**Do this:** Make an exact copy of the records, with the pictures left out.

## START

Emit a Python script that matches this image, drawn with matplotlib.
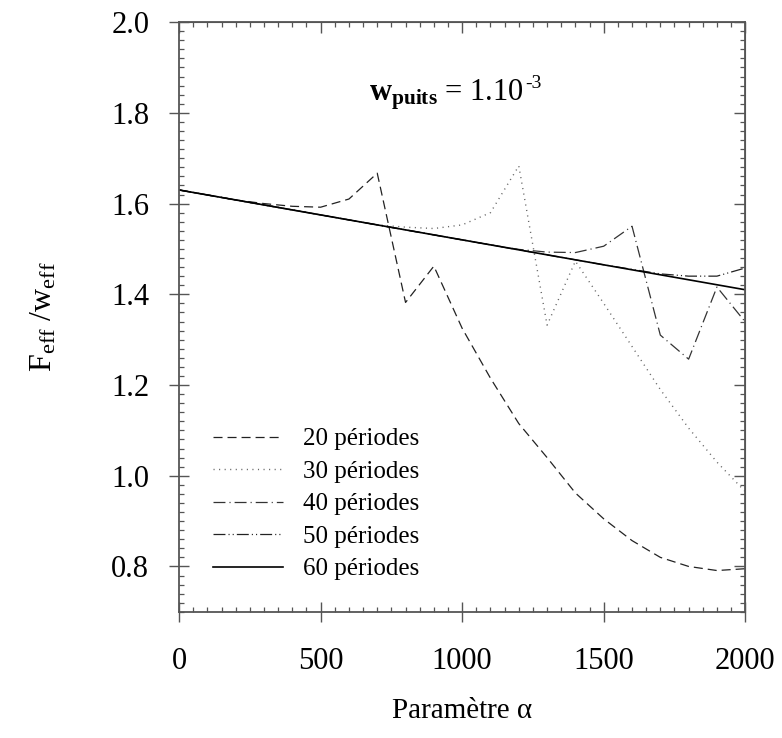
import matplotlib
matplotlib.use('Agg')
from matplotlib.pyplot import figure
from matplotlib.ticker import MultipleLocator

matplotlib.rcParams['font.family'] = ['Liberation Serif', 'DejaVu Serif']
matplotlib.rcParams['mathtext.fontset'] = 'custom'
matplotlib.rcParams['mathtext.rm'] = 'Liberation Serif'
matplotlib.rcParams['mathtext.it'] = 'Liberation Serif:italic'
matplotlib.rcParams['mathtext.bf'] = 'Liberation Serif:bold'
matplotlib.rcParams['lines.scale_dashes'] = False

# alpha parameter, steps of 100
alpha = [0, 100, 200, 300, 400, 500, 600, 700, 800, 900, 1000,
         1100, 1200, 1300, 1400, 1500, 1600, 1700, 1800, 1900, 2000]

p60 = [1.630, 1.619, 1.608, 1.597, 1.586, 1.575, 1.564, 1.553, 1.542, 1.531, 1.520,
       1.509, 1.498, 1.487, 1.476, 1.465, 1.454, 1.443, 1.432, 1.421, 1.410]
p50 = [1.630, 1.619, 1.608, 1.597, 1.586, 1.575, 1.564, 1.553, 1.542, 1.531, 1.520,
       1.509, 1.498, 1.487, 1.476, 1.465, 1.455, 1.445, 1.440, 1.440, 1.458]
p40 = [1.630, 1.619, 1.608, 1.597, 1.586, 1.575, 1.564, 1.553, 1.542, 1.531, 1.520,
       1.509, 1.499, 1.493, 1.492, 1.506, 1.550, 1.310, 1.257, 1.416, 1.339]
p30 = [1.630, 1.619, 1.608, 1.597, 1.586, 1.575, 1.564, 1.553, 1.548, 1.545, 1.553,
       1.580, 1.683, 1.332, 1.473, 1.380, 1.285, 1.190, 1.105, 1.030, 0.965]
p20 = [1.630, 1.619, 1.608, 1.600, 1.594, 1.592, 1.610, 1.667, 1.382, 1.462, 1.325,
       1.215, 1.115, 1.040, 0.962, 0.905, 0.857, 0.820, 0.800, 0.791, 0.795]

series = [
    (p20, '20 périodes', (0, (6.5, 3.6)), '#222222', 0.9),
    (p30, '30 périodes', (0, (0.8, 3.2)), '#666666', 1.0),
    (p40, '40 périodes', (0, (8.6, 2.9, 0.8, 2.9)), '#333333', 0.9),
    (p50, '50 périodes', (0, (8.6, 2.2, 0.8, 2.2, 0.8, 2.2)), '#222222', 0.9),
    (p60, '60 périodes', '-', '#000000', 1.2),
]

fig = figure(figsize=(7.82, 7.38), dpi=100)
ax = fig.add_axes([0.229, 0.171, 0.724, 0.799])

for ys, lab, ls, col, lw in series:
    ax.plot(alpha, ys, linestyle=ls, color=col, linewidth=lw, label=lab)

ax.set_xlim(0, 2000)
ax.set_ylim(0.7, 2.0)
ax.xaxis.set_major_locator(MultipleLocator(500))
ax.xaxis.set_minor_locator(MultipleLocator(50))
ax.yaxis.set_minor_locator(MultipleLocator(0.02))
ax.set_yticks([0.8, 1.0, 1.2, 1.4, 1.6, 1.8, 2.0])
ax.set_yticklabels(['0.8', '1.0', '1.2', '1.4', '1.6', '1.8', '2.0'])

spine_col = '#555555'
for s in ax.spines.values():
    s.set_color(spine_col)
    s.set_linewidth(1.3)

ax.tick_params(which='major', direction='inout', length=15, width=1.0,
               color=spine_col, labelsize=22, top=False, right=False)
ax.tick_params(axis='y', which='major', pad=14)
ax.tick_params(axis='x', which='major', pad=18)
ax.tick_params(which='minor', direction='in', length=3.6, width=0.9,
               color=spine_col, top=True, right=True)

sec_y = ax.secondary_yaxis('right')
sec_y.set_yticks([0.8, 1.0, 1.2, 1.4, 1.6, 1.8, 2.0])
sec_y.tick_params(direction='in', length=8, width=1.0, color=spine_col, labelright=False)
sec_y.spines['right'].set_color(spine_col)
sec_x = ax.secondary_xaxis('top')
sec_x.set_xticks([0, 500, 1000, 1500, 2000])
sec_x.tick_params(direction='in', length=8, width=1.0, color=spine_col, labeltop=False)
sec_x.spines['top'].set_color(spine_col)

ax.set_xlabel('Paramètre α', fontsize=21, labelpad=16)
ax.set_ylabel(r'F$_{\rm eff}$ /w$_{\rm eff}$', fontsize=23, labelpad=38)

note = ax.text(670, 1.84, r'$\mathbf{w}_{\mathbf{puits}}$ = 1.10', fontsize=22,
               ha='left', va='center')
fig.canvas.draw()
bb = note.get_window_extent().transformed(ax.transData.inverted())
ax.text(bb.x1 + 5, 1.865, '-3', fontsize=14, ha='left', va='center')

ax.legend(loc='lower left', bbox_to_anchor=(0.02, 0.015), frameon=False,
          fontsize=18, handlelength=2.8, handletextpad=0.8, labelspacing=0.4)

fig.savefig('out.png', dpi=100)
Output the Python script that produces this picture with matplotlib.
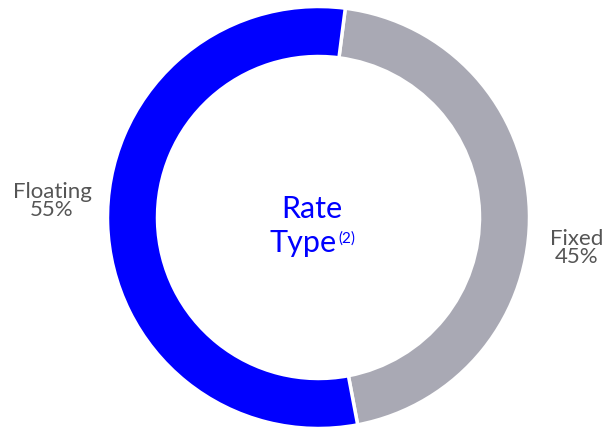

## END

**Complete answer:**
Emit a Python script that matches this image, drawn with matplotlib.
import matplotlib
matplotlib.use('Agg')
from matplotlib.pyplot import figure
from matplotlib.ticker import MultipleLocator

matplotlib.rcParams['font.family'] = ['Liberation Serif', 'DejaVu Serif']
matplotlib.rcParams['mathtext.fontset'] = 'custom'
matplotlib.rcParams['mathtext.rm'] = 'Liberation Serif'
matplotlib.rcParams['mathtext.it'] = 'Liberation Serif:italic'
matplotlib.rcParams['mathtext.bf'] = 'Liberation Serif:bold'
matplotlib.rcParams['lines.scale_dashes'] = False

# alpha parameter, steps of 100
alpha = [0, 100, 200, 300, 400, 500, 600, 700, 800, 900, 1000,
         1100, 1200, 1300, 1400, 1500, 1600, 1700, 1800, 1900, 2000]

p60 = [1.630, 1.619, 1.608, 1.597, 1.586, 1.575, 1.564, 1.553, 1.542, 1.531, 1.520,
       1.509, 1.498, 1.487, 1.476, 1.465, 1.454, 1.443, 1.432, 1.421, 1.410]
p50 = [1.630, 1.619, 1.608, 1.597, 1.586, 1.575, 1.564, 1.553, 1.542, 1.531, 1.520,
       1.509, 1.498, 1.487, 1.476, 1.465, 1.455, 1.445, 1.440, 1.440, 1.458]
p40 = [1.630, 1.619, 1.608, 1.597, 1.586, 1.575, 1.564, 1.553, 1.542, 1.531, 1.520,
       1.509, 1.499, 1.493, 1.492, 1.506, 1.550, 1.310, 1.257, 1.416, 1.339]
p30 = [1.630, 1.619, 1.608, 1.597, 1.586, 1.575, 1.564, 1.553, 1.548, 1.545, 1.553,
       1.580, 1.683, 1.332, 1.473, 1.380, 1.285, 1.190, 1.105, 1.030, 0.965]
p20 = [1.630, 1.619, 1.608, 1.600, 1.594, 1.592, 1.610, 1.667, 1.382, 1.462, 1.325,
       1.215, 1.115, 1.040, 0.962, 0.905, 0.857, 0.820, 0.800, 0.791, 0.795]

series = [
    (p20, '20 périodes', (0, (6.5, 3.6)), '#222222', 0.9),
    (p30, '30 périodes', (0, (0.8, 3.2)), '#666666', 1.0),
    (p40, '40 périodes', (0, (8.6, 2.9, 0.8, 2.9)), '#333333', 0.9),
    (p50, '50 périodes', (0, (8.6, 2.2, 0.8, 2.2, 0.8, 2.2)), '#222222', 0.9),
    (p60, '60 périodes', '-', '#000000', 1.2),
]

fig = figure(figsize=(7.82, 7.38), dpi=100)
ax = fig.add_axes([0.229, 0.171, 0.724, 0.799])

for ys, lab, ls, col, lw in series:
    ax.plot(alpha, ys, linestyle=ls, color=col, linewidth=lw, label=lab)

ax.set_xlim(0, 2000)
ax.set_ylim(0.7, 2.0)
ax.xaxis.set_major_locator(MultipleLocator(500))
ax.xaxis.set_minor_locator(MultipleLocator(50))
ax.yaxis.set_minor_locator(MultipleLocator(0.02))
ax.set_yticks([0.8, 1.0, 1.2, 1.4, 1.6, 1.8, 2.0])
ax.set_yticklabels(['0.8', '1.0', '1.2', '1.4', '1.6', '1.8', '2.0'])

spine_col = '#555555'
for s in ax.spines.values():
    s.set_color(spine_col)
    s.set_linewidth(1.3)

ax.tick_params(which='major', direction='inout', length=15, width=1.0,
               color=spine_col, labelsize=22, top=False, right=False)
ax.tick_params(axis='y', which='major', pad=14)
ax.tick_params(axis='x', which='major', pad=18)
ax.tick_params(which='minor', direction='in', length=3.6, width=0.9,
               color=spine_col, top=True, right=True)

sec_y = ax.secondary_yaxis('right')
sec_y.set_yticks([0.8, 1.0, 1.2, 1.4, 1.6, 1.8, 2.0])
sec_y.tick_params(direction='in', length=8, width=1.0, color=spine_col, labelright=False)
sec_y.spines['right'].set_color(spine_col)
sec_x = ax.secondary_xaxis('top')
sec_x.set_xticks([0, 500, 1000, 1500, 2000])
sec_x.tick_params(direction='in', length=8, width=1.0, color=spine_col, labeltop=False)
sec_x.spines['top'].set_color(spine_col)

ax.set_xlabel('Paramètre α', fontsize=21, labelpad=16)
ax.set_ylabel(r'F$_{\rm eff}$ /w$_{\rm eff}$', fontsize=23, labelpad=38)

note = ax.text(670, 1.84, r'$\mathbf{w}_{\mathbf{puits}}$ = 1.10', fontsize=22,
               ha='left', va='center')
fig.canvas.draw()
bb = note.get_window_extent().transformed(ax.transData.inverted())
ax.text(bb.x1 + 5, 1.865, '-3', fontsize=14, ha='left', va='center')

ax.legend(loc='lower left', bbox_to_anchor=(0.02, 0.015), frameon=False,
          fontsize=18, handlelength=2.8, handletextpad=0.8, labelspacing=0.4)

fig.savefig('out.png', dpi=100)
Output the Python script that produces this picture with matplotlib.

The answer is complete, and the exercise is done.